Charts and diagrams as code
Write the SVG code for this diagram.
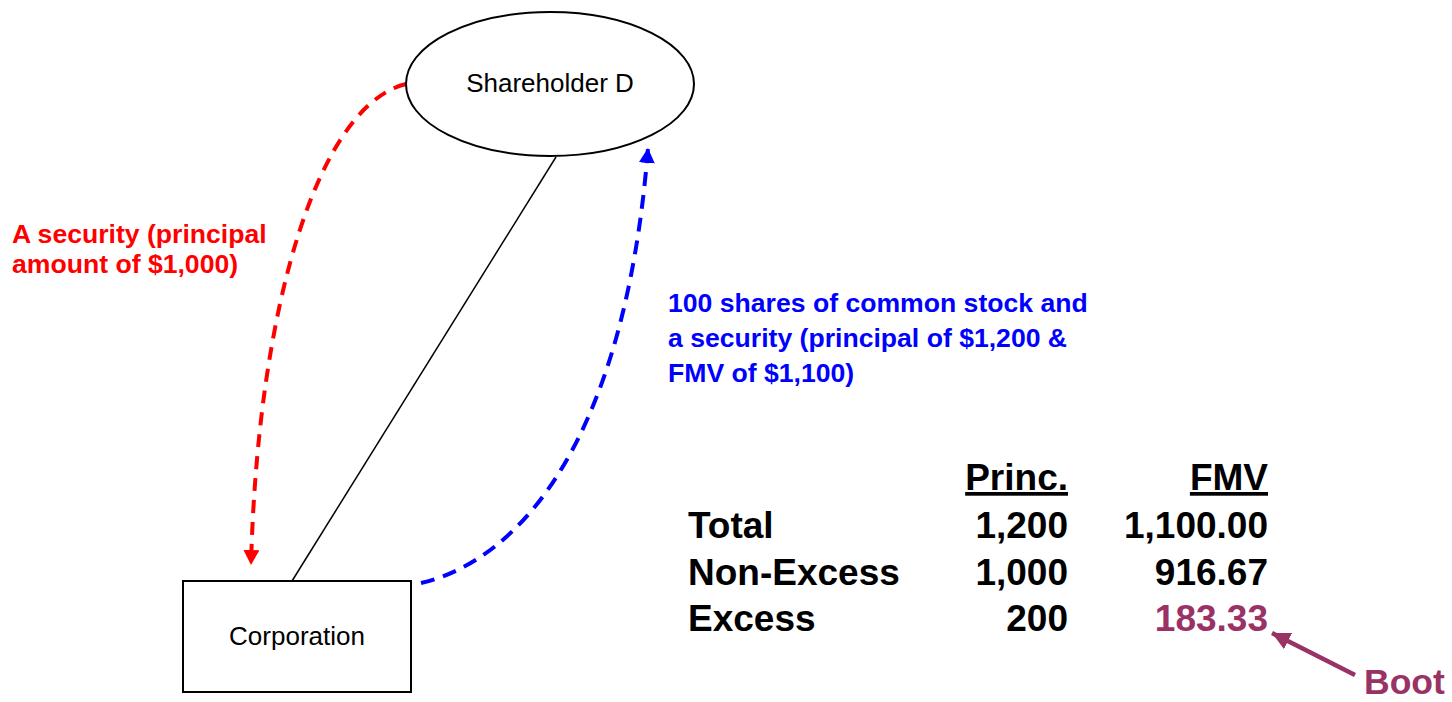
<svg xmlns="http://www.w3.org/2000/svg" width="1452" height="702" viewBox="0 0 1452 702">
<style>
.node{fill:#fff;stroke:#000;stroke-width:2}
.lbl{font-family:"Liberation Sans",Arial,sans-serif;font-size:26px;fill:#000}
.b{font-family:"Liberation Sans",Arial,sans-serif;font-weight:bold}
.red{fill:#ff0000;font-size:26.6px}
.blue{fill:#0000ff;font-size:26.6px}
.tbl{font-size:37px;fill:#000}
.boot{fill:#993366}
</style>
<defs>
<marker id="ar" viewBox="0 0 15 16" refX="15" refY="8" markerWidth="15" markerHeight="16" markerUnits="userSpaceOnUse" orient="auto"><path d="M0,0L15,8L0,16z" fill="#ff0000"/></marker>
<marker id="ab" viewBox="0 0 15 16" refX="15" refY="8" markerWidth="15" markerHeight="16" markerUnits="userSpaceOnUse" orient="auto"><path d="M0,0L15,8L0,16z" fill="#0000ff"/></marker>
<marker id="ap" viewBox="0 0 18 18" refX="18" refY="9" markerWidth="18" markerHeight="18" markerUnits="userSpaceOnUse" orient="auto"><path d="M0,0L18,9L0,18z" fill="#993366"/></marker>
</defs>
<g id="connectors">
<line x1="556" y1="157" x2="292" y2="581" stroke="#000" stroke-width="1.5"/>
<path d="M406,84 C320,105 258,300 251,565" fill="none" stroke="#ff0000" stroke-width="4" stroke-dasharray="13,9" marker-end="url(#ar)"/>
<path d="M421,583 C520,560 625,440 648,148" fill="none" stroke="#0000ff" stroke-width="4" stroke-dasharray="14,9" marker-end="url(#ab)"/>
<line x1="1355" y1="675" x2="1272" y2="633" stroke="#993366" stroke-width="4.5" marker-end="url(#ap)"/>
</g>
<g id="shareholder">
<ellipse class="node" cx="550" cy="84" rx="144" ry="72"/>
<text class="lbl" x="550" y="92" text-anchor="middle">Shareholder D</text>
</g>
<g id="corporation">
<rect class="node" x="183" y="581" width="228" height="111"/>
<text class="lbl" x="297" y="645" text-anchor="middle">Corporation</text>
</g>
<g id="red-label">
<text class="b red" x="12" y="243">A security (principal</text>
<text class="b red" x="12" y="273">amount of $1,000)</text>
</g>
<g id="blue-label">
<text class="b blue" x="668" y="312">100 shares of common stock and</text>
<text class="b blue" x="668" y="347">a security (principal of $1,200 &amp;</text>
<text class="b blue" x="668" y="382">FMV of $1,100)</text>
</g>
<g id="table">
<text class="b tbl" x="1068" y="490" text-anchor="end" text-decoration="underline">Princ.</text>
<text class="b tbl" x="1268" y="490" text-anchor="end" text-decoration="underline">FMV</text>
<text class="b tbl" x="688" y="538">Total</text>
<text class="b tbl" x="1068" y="538" text-anchor="end">1,200</text>
<text class="b tbl" x="1268" y="538" text-anchor="end">1,100.00</text>
<text class="b tbl" x="688" y="585">Non-Excess</text>
<text class="b tbl" x="1068" y="585" text-anchor="end">1,000</text>
<text class="b tbl" x="1268" y="585" text-anchor="end">916.67</text>
<text class="b tbl" x="688" y="631">Excess</text>
<text class="b tbl" x="1068" y="631" text-anchor="end">200</text>
<text class="b tbl boot" x="1268" y="631" text-anchor="end">183.33</text>
</g>
<g id="boot">
<text class="b boot" x="1364" y="694" font-size="35.5">Boot</text>
</g>
</svg>
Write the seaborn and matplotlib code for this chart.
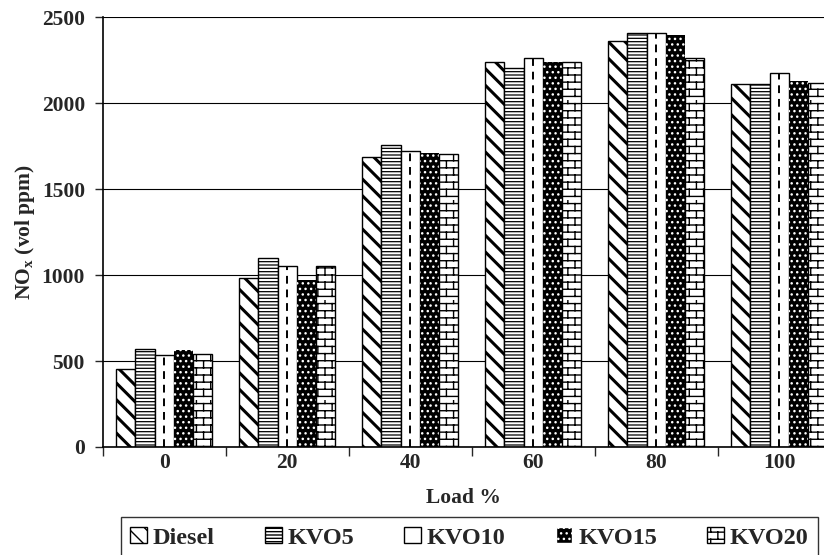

Problem statement
Copy the listing word for word, excluding its pictures.

Output for this exercise
Write the SVG code for this diagram.
<svg xmlns="http://www.w3.org/2000/svg" width="1452" height="702" viewBox="0 0 1452 702">
<style>
.node{fill:#fff;stroke:#000;stroke-width:2}
.lbl{font-family:"Liberation Sans",Arial,sans-serif;font-size:26px;fill:#000}
.b{font-family:"Liberation Sans",Arial,sans-serif;font-weight:bold}
.red{fill:#ff0000;font-size:26.6px}
.blue{fill:#0000ff;font-size:26.6px}
.tbl{font-size:37px;fill:#000}
.boot{fill:#993366}
</style>
<defs>
<marker id="ar" viewBox="0 0 15 16" refX="15" refY="8" markerWidth="15" markerHeight="16" markerUnits="userSpaceOnUse" orient="auto"><path d="M0,0L15,8L0,16z" fill="#ff0000"/></marker>
<marker id="ab" viewBox="0 0 15 16" refX="15" refY="8" markerWidth="15" markerHeight="16" markerUnits="userSpaceOnUse" orient="auto"><path d="M0,0L15,8L0,16z" fill="#0000ff"/></marker>
<marker id="ap" viewBox="0 0 18 18" refX="18" refY="9" markerWidth="18" markerHeight="18" markerUnits="userSpaceOnUse" orient="auto"><path d="M0,0L18,9L0,18z" fill="#993366"/></marker>
</defs>
<g id="connectors">
<line x1="556" y1="157" x2="292" y2="581" stroke="#000" stroke-width="1.5"/>
<path d="M406,84 C320,105 258,300 251,565" fill="none" stroke="#ff0000" stroke-width="4" stroke-dasharray="13,9" marker-end="url(#ar)"/>
<path d="M421,583 C520,560 625,440 648,148" fill="none" stroke="#0000ff" stroke-width="4" stroke-dasharray="14,9" marker-end="url(#ab)"/>
<line x1="1355" y1="675" x2="1272" y2="633" stroke="#993366" stroke-width="4.5" marker-end="url(#ap)"/>
</g>
<g id="shareholder">
<ellipse class="node" cx="550" cy="84" rx="144" ry="72"/>
<text class="lbl" x="550" y="92" text-anchor="middle">Shareholder D</text>
</g>
<g id="corporation">
<rect class="node" x="183" y="581" width="228" height="111"/>
<text class="lbl" x="297" y="645" text-anchor="middle">Corporation</text>
</g>
<g id="red-label">
<text class="b red" x="12" y="243">A security (principal</text>
<text class="b red" x="12" y="273">amount of $1,000)</text>
</g>
<g id="blue-label">
<text class="b blue" x="668" y="312">100 shares of common stock and</text>
<text class="b blue" x="668" y="347">a security (principal of $1,200 &amp;</text>
<text class="b blue" x="668" y="382">FMV of $1,100)</text>
</g>
<g id="table">
<text class="b tbl" x="1068" y="490" text-anchor="end" text-decoration="underline">Princ.</text>
<text class="b tbl" x="1268" y="490" text-anchor="end" text-decoration="underline">FMV</text>
<text class="b tbl" x="688" y="538">Total</text>
<text class="b tbl" x="1068" y="538" text-anchor="end">1,200</text>
<text class="b tbl" x="1268" y="538" text-anchor="end">1,100.00</text>
<text class="b tbl" x="688" y="585">Non-Excess</text>
<text class="b tbl" x="1068" y="585" text-anchor="end">1,000</text>
<text class="b tbl" x="1268" y="585" text-anchor="end">916.67</text>
<text class="b tbl" x="688" y="631">Excess</text>
<text class="b tbl" x="1068" y="631" text-anchor="end">200</text>
<text class="b tbl boot" x="1268" y="631" text-anchor="end">183.33</text>
</g>
<g id="boot">
<text class="b boot" x="1364" y="694" font-size="35.5">Boot</text>
</g>
</svg>
Write the seaborn and matplotlib code for this chart.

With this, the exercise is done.